Thursday, September 14, 2006

New station log

The blog for the new station has been changed to http://srvi2-log.blogspot.com .

Friday, June 23, 2006

Temporary Station Take-Down


The
Integrated Coral Observing Network (ICON/CREWS station within the Salt River Bay National Historical Park and Ecological Preserve in St. Croix was taken down during the week of June 19 so that it could be upgraded to a stronger, sleeker and more extensible design, essentially the same design utilized at the La Parguera, Puerto Rico station. When re-installed in July, the station will have sea temperature, salinity, PAR and UV (305, 330, 380nm) at shallow and near-bottom depths, rather than just shallow (nominal 1m), and will also provide dew point and relative humidity data. The ease with which the station was taken down highlights an important concept for coral reef managers; namely, that the structure can be considered temporary, yet still strong enough to withstand heavy storms. The station will be more easily extended for additional instrumentation as the need and funding arise; e.g., for ocean acidification, PAM-fluorometry, nutrient, ocean currents, acoustic telemetry from the canyon, underwater Web cam, or other studies. For more information, contact Jim.Hendee@noaa.gov.

Thursday, June 08, 2006

Status

I believe Dave Ward was there on April 1st to swap out the satellite
transmitter, leaving the small antenna on the station. At that point,
we started getting intermittent transmissions again after a silent
period that began on February 23rd.

The underwater BIC failed on Sunday, April 2nd.

Transmissions stopped entirely again on Friday, April 28th. I think I
heard second-hand from Louis that this was when Dave went back to put
the original (larger) antenna back on the the station. Dave still has
the smaller antenna in storage somewhere.

-- Mike J+

Monday, April 17, 2006

SRVI1 underwater BIC has failed

Note that recent data indicates that the Underwater BIC at St. Croix has failed. The (corrupted) transmissions resumed from SRVI1 on Saturday, April 1st, following Dave Ward's replacement of the satellite antenna and transmitter. There followed a total of 7 "good" reports from the Underwater BIC over a period of 27 hours (all other transmissions did not make it through). Then Sunday afternoon, the following day, we received a BIC report with only 71 readings in the hour instead of the usual 120 readings. The next time the station talks to us (11PM), the Underwater BIC has gone silent. The full timeline (times in EDT) is:

Sat Apr 1, 2 pm : SRVI1 resumes (corrupted) transmissions

Sat Apr 1, 7 pm -
Sun Apr 2, 12 pm : we receive 7 full measurement counts from the
underwater BIC in this period (120 counts)

Sun Apr 2, 4 pm : underwater BIC reports only 71 counts

Sun Apr 2, 11 pm : underwater BIC starts reporting 0 counts

With SRVI1, the problem could be any number of things but probably it's either a cable failure or one of the wiring connections pulled loose in the datalogger box.
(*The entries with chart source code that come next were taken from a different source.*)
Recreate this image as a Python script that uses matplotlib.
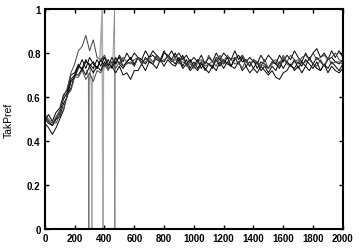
import numpy as np
import matplotlib
matplotlib.use("Agg")
import matplotlib.pyplot as plt

# time steps shared by the runs
steps = np.arange(0, 2001, 25)

# runs (0..1000, then 1025..2000)
run1 = [0.51,0.49,0.47,0.50,0.53,0.59,0.62,0.68,0.70,0.74,0.73,0.77,0.74,0.76,0.73,0.77,0.74,0.77,0.73,0.76,
        0.78,0.74,0.76,0.78,0.74,0.78,0.75,0.78,0.76,0.75,0.79,0.77,0.76,0.79,0.77,0.75,0.78,0.74,0.77,0.73,0.76,
        0.73,0.76,0.72,0.75,0.73,0.77,0.74,0.77,0.75,0.74,0.78,0.75,0.78,0.74,0.76,0.73,0.76,0.72,0.74,0.71,
        0.74,0.72,0.76,0.73,0.76,0.74,0.73,0.76,0.74,0.77,0.75,0.73,0.76,0.72,0.75,0.73,0.76,0.74,0.72,0.75]
run2 = [0.49,0.52,0.49,0.53,0.55,0.61,0.63,0.70,0.71,0.75,0.72,0.76,0.75,0.73,0.77,0.74,0.78,0.75,0.74,0.78,
        0.75,0.73,0.76,0.78,0.75,0.78,0.77,0.75,0.78,0.79,0.77,0.76,0.80,0.79,0.77,0.80,0.76,0.79,0.75,0.77,0.74,
        0.77,0.73,0.76,0.75,0.74,0.78,0.77,0.75,0.78,0.74,0.77,0.79,0.76,0.77,0.74,0.77,0.73,0.76,0.75,0.73,
        0.76,0.75,0.73,0.77,0.76,0.74,0.77,0.73,0.76,0.74,0.78,0.75,0.78,0.76,0.74,0.77,0.78,0.76,0.75,0.77]
run3 = [0.50,0.48,0.47,0.50,0.51,0.57,0.60,0.67,0.69,0.73,0.77,0.73,0.78,0.75,0.73,0.77,0.78,0.74,0.78,0.75,
        0.79,0.76,0.80,0.77,0.80,0.78,0.77,0.81,0.78,0.81,0.79,0.77,0.81,0.78,0.81,0.78,0.80,0.77,0.79,0.76,0.78,
        0.76,0.79,0.75,0.78,0.76,0.80,0.77,0.80,0.78,0.77,0.81,0.77,0.79,0.76,0.78,0.76,0.75,0.79,0.76,0.79,
        0.77,0.75,0.79,0.76,0.79,0.77,0.81,0.78,0.76,0.80,0.77,0.80,0.82,0.78,0.80,0.77,0.81,0.78,0.81,0.78]
run4 = [0.48,0.46,0.43,0.46,0.50,0.54,0.61,0.64,0.70,0.70,0.73,0.70,0.74,0.71,0.74,0.72,0.76,0.73,0.74,0.71,
        0.74,0.70,0.71,0.68,0.72,0.72,0.75,0.72,0.76,0.75,0.73,0.77,0.74,0.77,0.75,0.74,0.77,0.73,0.75,0.72,0.74,
        0.72,0.75,0.73,0.71,0.74,0.72,0.76,0.73,0.76,0.74,0.73,0.76,0.72,0.74,0.71,
        0.73,0.71,0.74,0.72,0.70,0.72,0.69,0.68,0.71,0.72,
        0.75,0.72,0.74,0.71,0.74,0.72,0.75,0.73,0.72,0.75,0.71,0.74,0.72,0.71,0.73]
run5 = [0.52,0.50,0.48,0.51,0.54,0.60,0.64,0.71,0.75,0.81,0.83,0.88,0.81,0.86,0.78,0.77,0.79,0.75,0.76,0.77,
        0.75,0.78,0.76,0.75,0.77,0.78,0.76,0.77,0.78,0.76,0.79,0.77,0.76,0.79,0.76,0.78,0.75,0.78,0.74,0.76,0.73,
        0.76,0.77,0.75,0.79,0.76,0.76,0.79,0.76,0.79,0.77,0.78,0.75,0.79,0.76,0.74,0.77,0.76,0.74,0.77,0.73,
        0.76,0.77,0.75,0.79,0.76,0.79,0.77,0.75,0.78,0.79,0.77,0.80,0.77,0.78,0.79,0.77,0.78,0.80,0.77,0.76]
run6 = [0.50,0.52,0.49,0.48,0.52,0.54,0.61,0.63,0.69,0.69,0.72,0.68,0.71,0.67,0.72,0.71,0.75,0.72,0.76,0.73,
        0.76,0.74,0.75,0.76,0.74,0.78,0.75,0.76,0.77,0.75,0.78,0.76,0.77,0.78,0.76,0.77,0.76,0.76,0.75,0.75,0.74,
        0.75,0.76,0.74,0.75,0.76,0.74,0.78,0.75,0.76,0.77,0.75,0.76,0.73,0.77,0.74,0.77,0.75,0.75,0.74,0.73,
        0.75,0.76,0.74,0.78,0.75,0.74,0.76,0.77,0.75,0.76,0.77,0.75,0.74,0.77,0.74,0.78,0.75,0.76,0.76,0.75]

# short unstable stretches that shoot to 0 / 1
spike1_x = [280, 292, 295, 298, 310]
spike1_y = [0.72, 0.70, 0.0, 0.68, 0.73]
spike2_x = [300, 312, 315, 318, 330]
spike2_y = [0.74, 0.65, 0.0, 0.66, 0.74]
spike3_x = [370, 385, 389, 393, 410]
spike3_y = [0.78, 1.0, 0.0, 0.72, 0.76]
spike4_x = [455, 468, 470, 472, 485]
spike4_y = [0.75, 1.0, 0.0, 0.74, 0.76]

plt.rcParams['font.family'] = ['Liberation Sans', 'DejaVu Sans']

fig = plt.figure(figsize=(3.59, 2.51), dpi=100)
ax = fig.add_axes([0.125, 0.084, 0.83, 0.876])

ax.plot(spike1_x, spike1_y, color='#777777', lw=0.7)
ax.plot(spike2_x, spike2_y, color='#aaaaaa', lw=0.9)
ax.plot(spike3_x, spike3_y, color='#aaaaaa', lw=1.1)
ax.plot(spike4_x, spike4_y, color='#888888', lw=0.6)

for r in [run1, run2, run3, run4]:
    ax.plot(steps, r, color='black', lw=0.7)
for r in [run5, run6]:
    ax.plot(steps, r, color='#444444', lw=0.7)

ax.set_xlim(0, 2000)
ax.set_ylim(0, 1)
ax.set_xticks(np.arange(0, 2001, 200))
ax.set_yticks([0, 0.2, 0.4, 0.6, 0.8, 1])
ax.set_yticklabels(['0', '0.2', '0.4', '0.6', '0.8', '1'])
ax.tick_params(direction='in', length=3, width=1, labelsize=7, pad=3,
               top=True, right=True)
for lab in ax.get_xticklabels() + ax.get_yticklabels():
    lab.set_fontweight('bold')
for s in ax.spines.values():
    s.set_linewidth(1.5)
ax.set_ylabel('TakPref', fontsize=7.5)
ax.yaxis.set_label_coords(-0.105, 0.5)

fig.savefig('out.png', dpi=100)
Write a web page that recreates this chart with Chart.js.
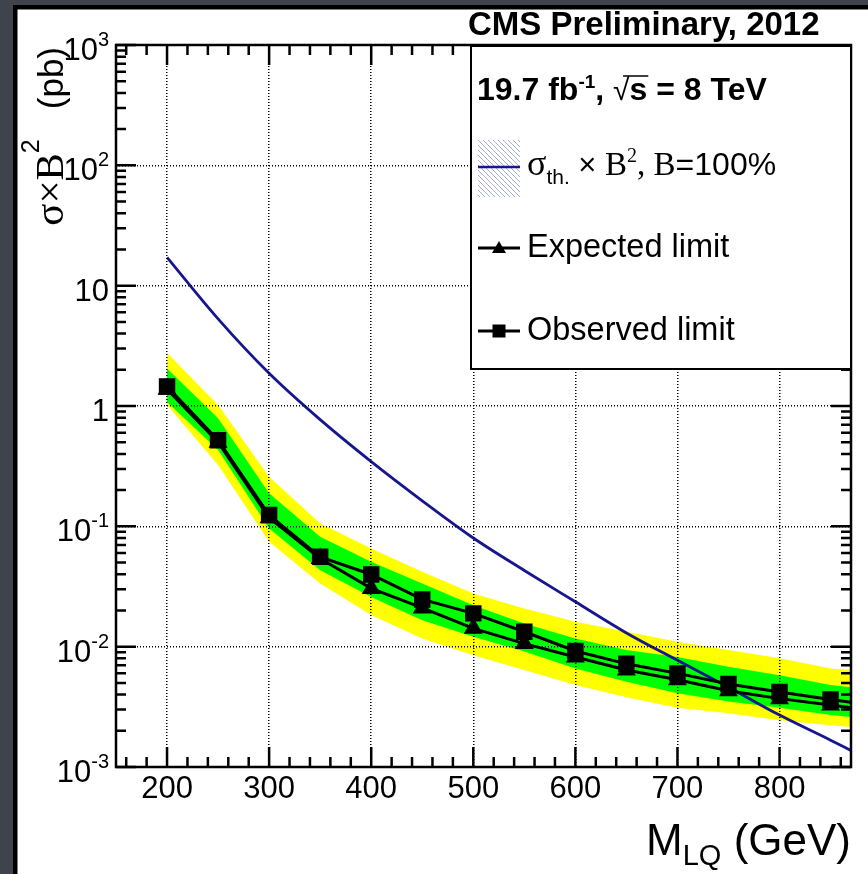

My feeling is that it's unlikely to be an instrument failure. Recall that the underwater instruments at SRVI1 are connected by cables zip-tied down the outside of the stick and this has proven to be an extremely unreliable workaround for the failure of the internal cable bundles.

-- Mike J+

Saturday, April 01, 2006

Update

The instruments were cleaned. The basket was lowered, the transmitter and antenna were replaced. A loose antenna connection was found. All other equipment appeared to be operating normally. The team removed the ground-truthing C.T.

Tuesday, March 07, 2006

Maintenance Update

On Friday, March 3rd, I made an inspection of the pylon at Salt River and made the following observations. The pylon was visually inspected both above and below the water. All underwter instruments and cables appeared to be in tact with no apparent damage. The antenna and tower were also in good condition. I cleaned the light sensor as well.

After the inspection, we were about two miles off shore, between the pylon and Christiansted harbor when we sighted the tremendous splash of water from a Humpback whale breechng the water. The whale made a surface dive and we observed the fluke rise out of the water. The whale then rolled on it's back and waved it's pectoral fins back and forth above the surface. It was quite a display.

After trying to take multiple photographs of the incident with my cell phone, I realized that in my great excitement, I was pushing the wrong button. Therefore, no photo evidence of the event.

Cheers,
Signing for David (Sue)

Friday, February 24, 2006

station not transmitting

The station stopped reporting for unknown reasons some time after 2pm, February 23rd, EST. We're looking into the problem.